On the whole case, we are of opinion that the decision of the district court was not an abuse of its discretion under Rule 24(b). Accordingly, we dismiss the appeal.11
AFDC-E is a program providing aid for children in a family in which the father is unemployed. See 42 U.S.C. § 607. The program is administered by the States under regulations promulgated by the Department of Health, Education and Welfare (HEW). See 45 CFR Sec. 233, et seq., especially 45 CFR Sec. 233.100(a) (1). In the instant case, Francis was denied AFDC-E benefits under Rule 200 X.A. of the Social Services Administration, Department of Employment and Social Services, of the State of Maryland, because he did not qualify for unemployment insurance under Maryland law. He did not qualify for unemployment insurance because he was on strike. See Md. Ann. Code 95A, Sec. 6(e), (1969 Repl. Vol.). Being qualified for unemployment insurance was a prerequisite to receiving AFDC-E benefits under Maryland Rule 200 X.A. For a more complete explanation of the background, see Francis v. Davidson, supra
Francis v. Davidson, supra. 340 F. Supp. 355 fn. 7
Rule 24. Intervention
"(a) Intervention of Right.

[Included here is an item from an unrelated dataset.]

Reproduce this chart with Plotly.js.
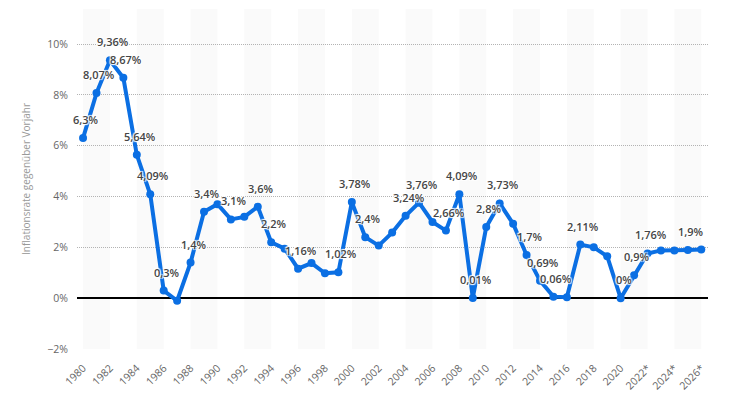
<!DOCTYPE html>
<html>
<head>
<meta charset="utf-8">
<script src="https://cdn.plot.ly/plotly-3.0.1.min.js"></script>
<style>
html,body{margin:0;padding:0;background:#fff;}
#chart{width:737px;height:419px;}
</style>
</head>
<body>
<div id="chart"></div>
<script>
// Data
var years = [1980,1981,1982,1983,1984,1985,1986,1987,1988,1989,1990,1991,1992,1993,1994,1995,1996,1997,1998,1999,2000,2001,2002,2003,2004,2005,2006,2007,2008,2009,2010,2011,2012,2013,2014,2015,2016,2017,2018,2019,2020,2021,2022,2023,2024,2025,2026];
var inflation = [6.3,8.07,9.36,8.67,5.64,4.09,0.3,-0.1,1.4,3.4,3.7,3.1,3.2,3.6,2.2,1.95,1.16,1.38,0.98,1.02,3.78,2.4,2.07,2.58,3.24,3.76,3.0,2.66,4.09,0.01,2.8,3.73,2.93,1.7,0.69,0.06,0.04,2.11,2.0,1.65,0,0.9,1.76,1.88,1.88,1.9,1.92];
var labelYears = [1980,1981,1982,1983,1984,1985,1986,1988,1989,1991,1993,1994,1996,1999,2000,2001,2004,2005,2007,2008,2009,2010,2011,2013,2014,2015,2017,2020,2021,2022,2025];
var labelTexts = ["6,3%","8,07%","9,36%","8,67%","5,64%","4,09%","0,3%","1,4%","3,4%","3,1%","3,6%","2,2%","1,16%","1,02%","3,78%","2,4%","3,24%","3,76%","2,66%","4,09%","0,01%","2,8%","3,73%","1,7%","0,69%","0,06%","2,11%","0%","0,9%","1,76%","1,9%"];
var tickVals = [1980,1982,1984,1986,1988,1990,1992,1994,1996,1998,2000,2002,2004,2006,2008,2010,2012,2014,2016,2018,2020,2022,2024,2026];
var tickTexts = ["1980","1982","1984","1986","1988","1990","1992","1994","1996","1998","2000","2002","2004","2006","2008","2010","2012","2014","2016","2018","2020","2022*","2024*","2026*"];
var yTickVals = [-2,0,2,4,6,8,10];
var yTickTexts = ["\u22122%","0%","2%","4%","6%","8%","10%"];
var bandStarts = [1980,1984,1988,1992,1996,2000,2004,2008,2012,2016,2020,2024];
var yTitle = "Inflationsrate gegenüber Vorjahr";

var blue = "#0b6fe3";
var FONT = "Open Sans, sans-serif";

var shapes = bandStarts.map(function(s){
  return {type:"rect", xref:"x", yref:"paper", x0:s, x1:s+2, y0:0, y1:1,
          fillcolor:"#fafafa", line:{width:0}, layer:"below"};
});

var annotations = labelYears.map(function(yr, i){
  var v = inflation[years.indexOf(yr)];
  return {x:yr, y:v, xref:"x", yref:"y", text:labelTexts[i], showarrow:false,
          xanchor:"center", yanchor:"middle", xshift:3, yshift:18.5,
          font:{family:FONT, size:11, color:"#454545", weight:600,
                shadow:"1px 1px 1px #fff, -1px -1px 1px #fff, 1px -1px 1px #fff, -1px 1px 1px #fff"}};
});

var trace = {
  x: years, y: inflation, type:"scatter", mode:"lines+markers",
  line:{color:blue, width:4},
  marker:{color:blue, size:8},
  hoverinfo:"skip", cliponaxis:false
};

var layout = {
  width:737, height:419,
  margin:{l:77, r:29, t:9, b:70},
  paper_bgcolor:"#fff", plot_bgcolor:"rgba(0,0,0,0)",
  showlegend:false,
  font:{family:FONT, size:10.5, color:"#666"},
  xaxis:{
    range:[1979.55, 2026.5], tickvals:tickVals, ticktext:tickTexts, tickangle:-45,
    showgrid:false, zeroline:false, showline:false, ticks:"outside", ticklen:8, tickcolor:"rgba(0,0,0,0)",
    tickfont:{family:FONT, size:10.5, color:"#666"}, fixedrange:true
  },
  yaxis:{
    range:[-2, 11.38], tickvals:yTickVals, ticktext:yTickTexts,
    showgrid:true, gridcolor:"#b3b3b3", griddash:"1px,1px", gridwidth:1,
    zeroline:true, zerolinecolor:"#000", zerolinewidth:1.5,
    showline:false, ticks:"outside", ticklen:6, tickcolor:"rgba(0,0,0,0)",
    tickfont:{family:FONT, size:10.5, color:"#666"},
    title:{text:yTitle, font:{family:FONT, size:10, color:"#999"}, standoff:14},
    fixedrange:true
  },
  shapes:shapes,
  annotations:annotations
};

Plotly.newPlot("chart", [trace], layout, {displayModeBar:false, staticPlot:true});
</script>
</body>
</html>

Upon timely application anyone shall be permitted to intervene in an action: (1) when a statute of the United States confers an unconditional right to intervene; or (2) when the applicant claims an interest relating to the property or transaction which is the subject of the action and he is so situated that the disposition of the action may, as a practical matter, impair or impede his ability to protect that interest, unless the applicant's interest is adequately represented by existing parties."

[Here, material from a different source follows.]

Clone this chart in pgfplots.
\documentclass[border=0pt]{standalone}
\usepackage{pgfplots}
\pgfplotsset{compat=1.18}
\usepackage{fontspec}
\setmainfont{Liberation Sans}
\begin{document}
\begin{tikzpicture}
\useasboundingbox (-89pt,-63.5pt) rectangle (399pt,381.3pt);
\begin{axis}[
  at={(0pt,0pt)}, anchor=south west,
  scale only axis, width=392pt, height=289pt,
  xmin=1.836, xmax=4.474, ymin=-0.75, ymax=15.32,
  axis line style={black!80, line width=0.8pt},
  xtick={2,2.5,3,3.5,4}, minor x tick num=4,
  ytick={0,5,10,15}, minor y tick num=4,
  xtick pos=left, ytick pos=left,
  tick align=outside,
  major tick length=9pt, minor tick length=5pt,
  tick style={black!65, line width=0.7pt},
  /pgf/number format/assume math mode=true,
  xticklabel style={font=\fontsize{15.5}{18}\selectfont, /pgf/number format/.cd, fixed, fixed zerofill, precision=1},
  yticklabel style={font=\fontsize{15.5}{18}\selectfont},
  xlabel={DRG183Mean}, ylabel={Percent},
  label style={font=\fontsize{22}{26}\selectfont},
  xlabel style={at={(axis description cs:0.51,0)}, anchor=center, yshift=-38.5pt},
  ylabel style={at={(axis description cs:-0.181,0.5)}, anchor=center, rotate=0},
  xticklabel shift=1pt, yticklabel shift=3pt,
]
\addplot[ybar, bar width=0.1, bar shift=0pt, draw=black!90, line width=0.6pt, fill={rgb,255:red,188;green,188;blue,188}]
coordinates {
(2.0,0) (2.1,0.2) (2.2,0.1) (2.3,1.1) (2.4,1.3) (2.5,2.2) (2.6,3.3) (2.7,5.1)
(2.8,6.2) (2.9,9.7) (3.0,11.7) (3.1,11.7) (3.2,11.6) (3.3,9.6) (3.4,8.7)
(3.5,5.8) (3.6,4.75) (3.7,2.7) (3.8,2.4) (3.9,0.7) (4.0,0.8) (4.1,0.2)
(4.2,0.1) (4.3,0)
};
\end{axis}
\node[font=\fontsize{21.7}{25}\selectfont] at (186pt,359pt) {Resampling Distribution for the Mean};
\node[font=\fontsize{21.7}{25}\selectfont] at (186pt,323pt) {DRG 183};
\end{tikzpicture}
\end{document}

"(b) Permissive Intervention. Upon timely application anyone may be permitted to intervene in an action: (1) when a statute of the United States confers a conditional right to intervene; or (2) when an applicant's claim or defense and the main action have a question of law or fact in common. When a party to an action relies for ground of claim or defense upon any statute or executive order, administered by a federal or state governmental officer or agency or upon any regulation, order, requirement, or agreement issued or made pursuant to the statute or executive order, the officer or agency upon timely application may be permitted to intervene in the action. In exercising its discretion the court shall consider whether the intervention will unduly delay or prejudice the adjudication of the rights of the original parties."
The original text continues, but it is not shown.